What is needed -
Without the pictures, output the lines of the material from the very first through the one that holds "bound_y1 = [0.60, 1.50, -0.21, -0.53, -1.00, -1.00, 0.04]".
===
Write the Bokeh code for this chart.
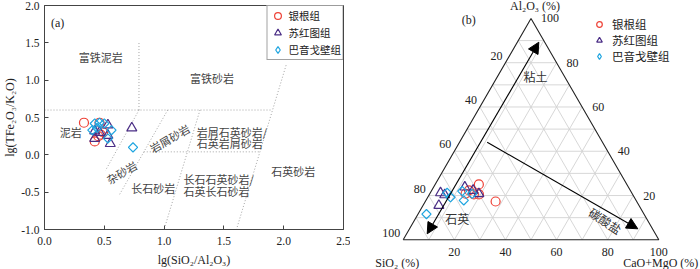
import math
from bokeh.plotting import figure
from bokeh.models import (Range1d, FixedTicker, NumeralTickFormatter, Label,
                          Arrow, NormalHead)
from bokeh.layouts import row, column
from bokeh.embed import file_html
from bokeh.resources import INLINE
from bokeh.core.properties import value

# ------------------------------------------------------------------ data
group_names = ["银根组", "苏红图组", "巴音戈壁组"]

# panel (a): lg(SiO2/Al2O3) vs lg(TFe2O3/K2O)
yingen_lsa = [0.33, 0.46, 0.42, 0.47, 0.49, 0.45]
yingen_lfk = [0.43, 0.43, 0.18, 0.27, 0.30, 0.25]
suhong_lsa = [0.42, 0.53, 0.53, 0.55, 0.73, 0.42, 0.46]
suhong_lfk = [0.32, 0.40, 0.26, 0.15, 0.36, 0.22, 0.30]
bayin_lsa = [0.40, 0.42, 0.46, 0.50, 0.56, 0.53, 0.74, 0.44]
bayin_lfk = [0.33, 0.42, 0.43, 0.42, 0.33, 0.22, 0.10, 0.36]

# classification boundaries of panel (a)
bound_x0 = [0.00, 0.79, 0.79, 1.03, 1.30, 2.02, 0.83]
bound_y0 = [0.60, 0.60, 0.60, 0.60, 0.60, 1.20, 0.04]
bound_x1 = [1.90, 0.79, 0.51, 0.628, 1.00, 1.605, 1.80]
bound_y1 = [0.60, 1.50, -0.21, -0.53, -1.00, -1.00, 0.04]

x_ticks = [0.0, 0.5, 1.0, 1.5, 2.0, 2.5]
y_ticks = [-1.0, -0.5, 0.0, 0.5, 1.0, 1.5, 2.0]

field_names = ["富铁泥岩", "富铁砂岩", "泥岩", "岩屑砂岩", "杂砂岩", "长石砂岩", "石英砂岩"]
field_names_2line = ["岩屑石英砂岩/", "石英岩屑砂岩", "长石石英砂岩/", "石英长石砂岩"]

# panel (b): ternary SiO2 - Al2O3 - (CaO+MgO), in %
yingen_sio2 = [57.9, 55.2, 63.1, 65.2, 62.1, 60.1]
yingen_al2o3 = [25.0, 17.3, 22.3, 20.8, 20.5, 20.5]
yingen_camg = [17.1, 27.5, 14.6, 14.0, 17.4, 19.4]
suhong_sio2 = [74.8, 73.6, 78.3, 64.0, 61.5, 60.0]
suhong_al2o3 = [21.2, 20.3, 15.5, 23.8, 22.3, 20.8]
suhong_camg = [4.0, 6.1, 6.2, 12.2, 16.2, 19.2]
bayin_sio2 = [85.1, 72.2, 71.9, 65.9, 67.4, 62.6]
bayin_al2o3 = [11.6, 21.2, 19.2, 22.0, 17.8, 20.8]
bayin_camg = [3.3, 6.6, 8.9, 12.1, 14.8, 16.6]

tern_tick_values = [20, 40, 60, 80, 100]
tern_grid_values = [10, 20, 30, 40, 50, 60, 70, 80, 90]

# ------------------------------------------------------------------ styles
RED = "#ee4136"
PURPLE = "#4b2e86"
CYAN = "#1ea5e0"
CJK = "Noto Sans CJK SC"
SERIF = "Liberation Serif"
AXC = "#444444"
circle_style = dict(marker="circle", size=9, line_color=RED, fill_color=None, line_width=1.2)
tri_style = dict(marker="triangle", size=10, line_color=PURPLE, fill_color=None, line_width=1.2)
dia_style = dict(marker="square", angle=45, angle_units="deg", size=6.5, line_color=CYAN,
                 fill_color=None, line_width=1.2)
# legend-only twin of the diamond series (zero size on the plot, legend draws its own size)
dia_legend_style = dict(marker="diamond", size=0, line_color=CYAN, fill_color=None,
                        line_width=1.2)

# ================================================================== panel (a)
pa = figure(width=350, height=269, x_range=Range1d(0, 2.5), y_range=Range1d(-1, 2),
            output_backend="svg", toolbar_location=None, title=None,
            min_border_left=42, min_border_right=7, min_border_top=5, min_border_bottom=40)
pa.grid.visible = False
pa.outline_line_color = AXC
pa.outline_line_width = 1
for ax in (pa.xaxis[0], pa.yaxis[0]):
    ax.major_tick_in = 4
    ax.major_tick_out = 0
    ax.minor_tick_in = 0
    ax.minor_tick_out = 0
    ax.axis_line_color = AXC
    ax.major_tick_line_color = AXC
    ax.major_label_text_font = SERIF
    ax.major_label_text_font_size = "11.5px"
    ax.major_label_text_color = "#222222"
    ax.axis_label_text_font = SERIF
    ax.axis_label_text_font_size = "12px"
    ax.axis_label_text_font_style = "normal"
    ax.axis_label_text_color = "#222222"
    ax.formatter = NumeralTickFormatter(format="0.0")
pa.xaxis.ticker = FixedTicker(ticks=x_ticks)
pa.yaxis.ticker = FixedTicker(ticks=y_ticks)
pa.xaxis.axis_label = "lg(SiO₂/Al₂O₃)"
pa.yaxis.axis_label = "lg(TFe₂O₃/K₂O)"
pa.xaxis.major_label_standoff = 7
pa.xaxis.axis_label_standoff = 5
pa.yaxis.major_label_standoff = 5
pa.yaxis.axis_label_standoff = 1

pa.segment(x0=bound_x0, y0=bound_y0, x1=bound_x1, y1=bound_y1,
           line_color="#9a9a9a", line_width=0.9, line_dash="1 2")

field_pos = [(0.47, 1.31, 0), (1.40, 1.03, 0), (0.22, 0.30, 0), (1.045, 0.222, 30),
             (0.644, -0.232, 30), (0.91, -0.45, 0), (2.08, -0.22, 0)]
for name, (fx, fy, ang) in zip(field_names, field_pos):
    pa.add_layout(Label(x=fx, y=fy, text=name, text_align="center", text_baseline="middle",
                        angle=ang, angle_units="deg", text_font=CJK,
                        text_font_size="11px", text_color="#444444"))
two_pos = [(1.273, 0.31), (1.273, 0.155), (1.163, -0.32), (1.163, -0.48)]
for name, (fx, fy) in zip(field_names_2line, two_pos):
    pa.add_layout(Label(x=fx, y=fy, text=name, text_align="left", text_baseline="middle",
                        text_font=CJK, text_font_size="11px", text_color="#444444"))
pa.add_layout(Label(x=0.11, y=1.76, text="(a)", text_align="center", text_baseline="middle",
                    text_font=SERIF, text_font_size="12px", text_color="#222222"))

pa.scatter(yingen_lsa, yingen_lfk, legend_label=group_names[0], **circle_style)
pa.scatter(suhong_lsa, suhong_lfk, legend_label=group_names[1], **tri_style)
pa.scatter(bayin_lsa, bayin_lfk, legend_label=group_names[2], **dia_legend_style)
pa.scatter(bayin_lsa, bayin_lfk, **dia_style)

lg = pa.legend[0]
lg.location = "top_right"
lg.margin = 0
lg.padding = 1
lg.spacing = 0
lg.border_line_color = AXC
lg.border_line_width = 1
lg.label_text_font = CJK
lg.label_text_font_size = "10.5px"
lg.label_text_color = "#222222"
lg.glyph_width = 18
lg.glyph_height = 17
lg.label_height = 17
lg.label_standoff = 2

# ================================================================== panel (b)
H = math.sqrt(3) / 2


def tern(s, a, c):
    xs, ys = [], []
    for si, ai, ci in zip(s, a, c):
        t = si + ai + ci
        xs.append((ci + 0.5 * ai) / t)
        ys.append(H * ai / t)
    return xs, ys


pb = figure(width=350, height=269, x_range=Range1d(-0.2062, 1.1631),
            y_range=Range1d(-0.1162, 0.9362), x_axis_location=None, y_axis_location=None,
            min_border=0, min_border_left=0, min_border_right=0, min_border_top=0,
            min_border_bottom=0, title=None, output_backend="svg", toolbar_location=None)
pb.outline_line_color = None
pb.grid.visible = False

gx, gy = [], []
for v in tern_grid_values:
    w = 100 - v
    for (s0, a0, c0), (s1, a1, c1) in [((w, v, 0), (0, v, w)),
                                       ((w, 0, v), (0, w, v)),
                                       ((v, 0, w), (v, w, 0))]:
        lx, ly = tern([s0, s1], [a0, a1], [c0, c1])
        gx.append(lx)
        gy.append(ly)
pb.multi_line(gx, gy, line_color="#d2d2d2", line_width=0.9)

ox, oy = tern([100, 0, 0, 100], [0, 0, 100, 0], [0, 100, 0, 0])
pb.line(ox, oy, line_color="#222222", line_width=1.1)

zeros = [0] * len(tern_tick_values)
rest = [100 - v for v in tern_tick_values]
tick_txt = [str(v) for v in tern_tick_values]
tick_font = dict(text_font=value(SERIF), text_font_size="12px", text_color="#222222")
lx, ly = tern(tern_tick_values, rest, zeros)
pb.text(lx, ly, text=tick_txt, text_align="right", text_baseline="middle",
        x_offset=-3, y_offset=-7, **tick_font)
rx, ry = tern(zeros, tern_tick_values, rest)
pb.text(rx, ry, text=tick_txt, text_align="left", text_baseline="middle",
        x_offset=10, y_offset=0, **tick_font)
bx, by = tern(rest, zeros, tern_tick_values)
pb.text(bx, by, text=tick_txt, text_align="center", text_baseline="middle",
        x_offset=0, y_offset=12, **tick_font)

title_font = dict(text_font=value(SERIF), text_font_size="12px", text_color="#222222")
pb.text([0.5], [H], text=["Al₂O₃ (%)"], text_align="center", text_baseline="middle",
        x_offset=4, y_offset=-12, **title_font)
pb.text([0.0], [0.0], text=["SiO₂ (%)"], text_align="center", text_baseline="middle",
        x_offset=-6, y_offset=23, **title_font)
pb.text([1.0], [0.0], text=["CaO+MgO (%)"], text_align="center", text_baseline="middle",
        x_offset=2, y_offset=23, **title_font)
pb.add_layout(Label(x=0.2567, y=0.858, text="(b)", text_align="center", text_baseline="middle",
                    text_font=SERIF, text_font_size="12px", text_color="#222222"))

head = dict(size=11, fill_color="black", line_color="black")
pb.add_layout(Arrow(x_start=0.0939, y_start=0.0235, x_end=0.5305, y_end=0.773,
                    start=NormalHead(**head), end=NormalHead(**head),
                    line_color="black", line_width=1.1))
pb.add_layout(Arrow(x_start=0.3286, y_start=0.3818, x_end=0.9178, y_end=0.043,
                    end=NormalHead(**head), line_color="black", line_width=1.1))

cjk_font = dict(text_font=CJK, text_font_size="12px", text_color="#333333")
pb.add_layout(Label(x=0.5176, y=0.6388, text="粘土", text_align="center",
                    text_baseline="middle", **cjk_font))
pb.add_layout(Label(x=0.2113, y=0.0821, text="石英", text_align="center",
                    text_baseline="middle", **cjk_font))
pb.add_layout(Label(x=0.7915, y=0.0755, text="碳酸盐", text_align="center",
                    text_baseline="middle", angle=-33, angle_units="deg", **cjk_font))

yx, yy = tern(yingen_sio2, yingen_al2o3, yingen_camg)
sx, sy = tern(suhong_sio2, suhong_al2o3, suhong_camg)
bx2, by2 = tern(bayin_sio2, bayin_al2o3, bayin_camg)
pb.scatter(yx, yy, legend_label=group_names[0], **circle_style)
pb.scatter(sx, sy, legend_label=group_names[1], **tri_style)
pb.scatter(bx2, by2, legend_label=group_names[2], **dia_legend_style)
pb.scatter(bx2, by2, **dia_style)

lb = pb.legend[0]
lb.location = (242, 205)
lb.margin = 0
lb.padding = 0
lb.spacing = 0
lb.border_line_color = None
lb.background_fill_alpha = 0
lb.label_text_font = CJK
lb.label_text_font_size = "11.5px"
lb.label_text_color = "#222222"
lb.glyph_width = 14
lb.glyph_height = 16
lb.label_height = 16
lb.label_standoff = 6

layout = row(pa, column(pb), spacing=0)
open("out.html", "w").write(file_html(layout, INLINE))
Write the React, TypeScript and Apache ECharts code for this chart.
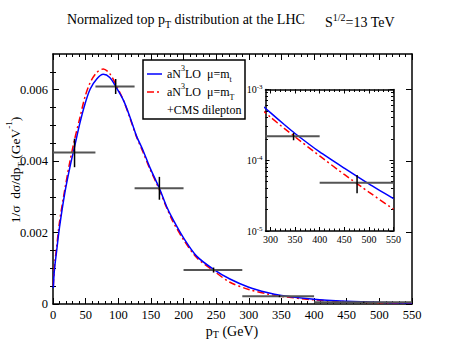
===
Task result -
Write the Bokeh code for this chart.
import math
from bokeh.plotting import figure
from bokeh.models import (Range1d, FixedTicker, NumeralTickFormatter, Label,
                          Arrow, NormalHead)
from bokeh.layouts import row, column
from bokeh.embed import file_html
from bokeh.resources import INLINE
from bokeh.core.properties import value

# ------------------------------------------------------------------ data
group_names = ["银根组", "苏红图组", "巴音戈壁组"]

# panel (a): lg(SiO2/Al2O3) vs lg(TFe2O3/K2O)
yingen_lsa = [0.33, 0.46, 0.42, 0.47, 0.49, 0.45]
yingen_lfk = [0.43, 0.43, 0.18, 0.27, 0.30, 0.25]
suhong_lsa = [0.42, 0.53, 0.53, 0.55, 0.73, 0.42, 0.46]
suhong_lfk = [0.32, 0.40, 0.26, 0.15, 0.36, 0.22, 0.30]
bayin_lsa = [0.40, 0.42, 0.46, 0.50, 0.56, 0.53, 0.74, 0.44]
bayin_lfk = [0.33, 0.42, 0.43, 0.42, 0.33, 0.22, 0.10, 0.36]

# classification boundaries of panel (a)
bound_x0 = [0.00, 0.79, 0.79, 1.03, 1.30, 2.02, 0.83]
bound_y0 = [0.60, 0.60, 0.60, 0.60, 0.60, 1.20, 0.04]
bound_x1 = [1.90, 0.79, 0.51, 0.628, 1.00, 1.605, 1.80]
bound_y1 = [0.60, 1.50, -0.21, -0.53, -1.00, -1.00, 0.04]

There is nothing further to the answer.